The Celebrity Culture Reader by P. Da Marshall explores the idea that celebrity gossip is replacing the void left by diminishing community interactions. Socially acceptable behavior used to be defined through small town gossip, with elderly matriarchs warning their daughters against the perils of turning out like the tramp across the street who was supposedly seen with three different men in a week, which meant she was probably sleeping with all of them, maybe even at the same time!
With the loss of small towns, there was a loss in the source of "determining socially acceptable behavior," and that is where celebrity gossip comes in. By keeping tabs on Britney, Paris and Lindsay (all on a first name basis!), we are being unified by a national definition of what is and is not acceptable.
I say boo.
As with all gossip, it is debatable whether people actually care about the welfare of the people they are gossiping about. So you find out a distant neighbor is cheating on his wife. Do you stop to wonder about the feelings of the wife, or worry about the state of their marriage? More likely than not, you are going to just pass it on. In this sense, gossip is just an addiction to exciting news.

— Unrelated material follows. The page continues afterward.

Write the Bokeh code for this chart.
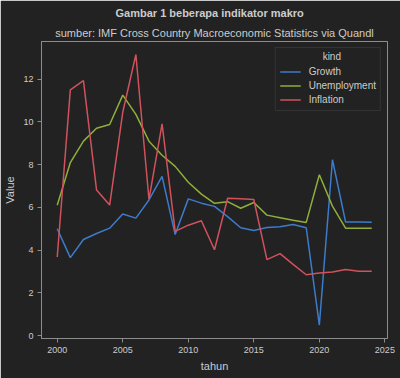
from bokeh.plotting import figure
from bokeh.models import Range1d, Legend, LegendItem, FixedTicker, Label, Title
from bokeh.embed import file_html
from bokeh.resources import INLINE

years = list(range(2000, 2025))
growth = [5.0, 3.65, 4.5, 4.78, 5.03, 5.69, 5.5, 6.35, 7.45, 4.73, 6.4, 6.2,
          6.05, 5.57, 5.05, 4.92, 5.06, 5.1, 5.2, 5.05, 0.5, 8.23, 5.32, 5.32, 5.31]
unemployment = [6.1, 8.1, 9.1, 9.7, 9.88, 11.25, 10.35, 9.1, 8.44, 7.92, 7.18, 6.62,
                6.19, 6.27, 5.96, 6.23, 5.64, 5.52, 5.4, 5.3, 7.53, 6.06, 5.03, 5.03, 5.03]
inflation = [3.68, 11.5, 11.93, 6.82, 6.11, 10.45, 13.15, 6.38, 9.91, 4.88, 5.17, 5.38,
             4.02, 6.43, 6.4, 6.37, 3.56, 3.84, 3.34, 2.85, 2.93, 2.98, 3.1, 3.02, 3.02]
series_names = ["Growth", "Unemployment", "Inflation"]
x_ticks = [2000, 2005, 2010, 2015, 2020, 2025]
y_ticks = [0, 2, 4, 6, 8, 10, 12]

title_text = "Gambar 1 beberapa indikator makro"
subtitle_text = "sumber: IMF Cross Country Macroeconomic Statistics via Quandl"
x_label = "tahun"
y_label = "Value"
legend_title = "kind"

BG = "#222222"
SPINE = "#8c8c8c"
TXT = "#cccccc"
FONT = "Liberation Sans"
colors = ["#3d7bcb", "#8fae3c", "#d0525c"]

p = figure(width=400, height=378, output_backend="svg", toolbar_location=None,
           x_range=Range1d(1998.8, 2025.2), y_range=Range1d(-0.13, 13.76),
           min_border_left=41, min_border_right=13, min_border_bottom=40,
           min_border_top=0)
p.title = None
p.background_fill_color = BG
p.border_fill_color = BG
p.outline_line_color = SPINE
p.outline_line_width = 1
p.xgrid.visible = False
p.ygrid.visible = False

for ax in (p.xaxis[0], p.yaxis[0]):
    ax.axis_line_color = SPINE
    ax.major_tick_line_color = SPINE
    ax.minor_tick_line_color = None
    ax.major_tick_out = 4
    ax.major_tick_in = 0
    ax.major_label_text_color = TXT
    ax.major_label_text_font = FONT
    ax.major_label_text_font_size = "9px"
    ax.axis_label_text_color = TXT
    ax.axis_label_text_font = FONT
    ax.axis_label_text_font_size = "11px"
    ax.axis_label_text_font_style = "normal"
    ax.major_label_standoff = 4
    ax.axis_label_standoff = 4

p.xaxis.ticker = FixedTicker(ticks=x_ticks)
p.yaxis.ticker = FixedTicker(ticks=y_ticks)
p.xaxis.axis_label = x_label
p.yaxis.axis_label = y_label

items = []
for name, vals, c in zip(series_names, [growth, unemployment, inflation], colors):
    r = p.line(years, vals, line_color=c, line_width=1.5)
    items.append(LegendItem(label=name, renderers=[r]))

legend = Legend(items=items, location="top_right", title=" ",
                title_text_font=FONT, title_text_font_size="10px",
                title_text_font_style="normal", title_text_color=TXT,
                label_text_font=FONT, label_text_font_size="10px",
                label_text_color=TXT, background_fill_color=BG,
                background_fill_alpha=0.0, border_line_color="#444444",
                border_line_width=1, glyph_width=21, glyph_height=13,
                label_height=13, spacing=1, padding=4, margin=6,
                label_standoff=8, title_standoff=2)
p.add_layout(legend)

# centred legend title, drawn over the legend box
p.add_layout(Label(x=2020.95, y=13.05, text=legend_title, text_align="center",
                   text_baseline="middle", text_font=FONT, level="overlay",
                   text_font_size="10px", text_color=TXT))

p.add_layout(Title(text=subtitle_text, align="center", text_font=FONT,
                   text_font_size="11px", text_font_style="normal",
                   text_color=TXT, standoff=5, text_line_height=1.0), "above")
p.add_layout(Title(text=title_text, align="left", text_font=FONT,
                   text_font_size="11px", text_font_style="bold",
                   text_color=TXT, offset=74, standoff=8,
                   text_line_height=1.0), "above")

open("out.html", "w").write(file_html(p, INLINE))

However, in the model set in a small town, the people you gossiped about were people actually living in your own world, and the likelihood of actually caring about the object of gossip is higher. Maybe the wife who was being cheated on used to go to high school with you, or maybe the husband used to be your tennis buddy.
But with celebrity gossip, real issues seem so far away, and this turns gossip into being even more cold-blooded than it was before. The lives of celebrities, while enchantingly glamorous and exciting, are totally different from the lives of average joes. To borrow from the ideas of late Columbia professor Edward Said, this emphasizes distinctions between "Us" and 'Them." So what if Lindsay Lohan was found passed out drunk in some alleyway? That's her life and she does not live like us.
Then, to top it off, there is the schadenfreude (pleasure taken from someone else's misfortune) that comes with watching these famous people self-destruct through drugs, alcohol and whatever else. The article in The Seattle Times brings this up, noting that society laps up the misfortune of celebrities because it is a reminder that all humans are equal and bad things happen to everyone.
Nevertheless, all of these factors feed the greater factor that is fueling an impersonal, individualistic community. If we were part of a caring society, we would not laugh at Britney's man troubles or mock Paris' escapades. I personally could not be bothered if either of them spontaneously burst into flames, but I do think there is something wrong with my feeling that way.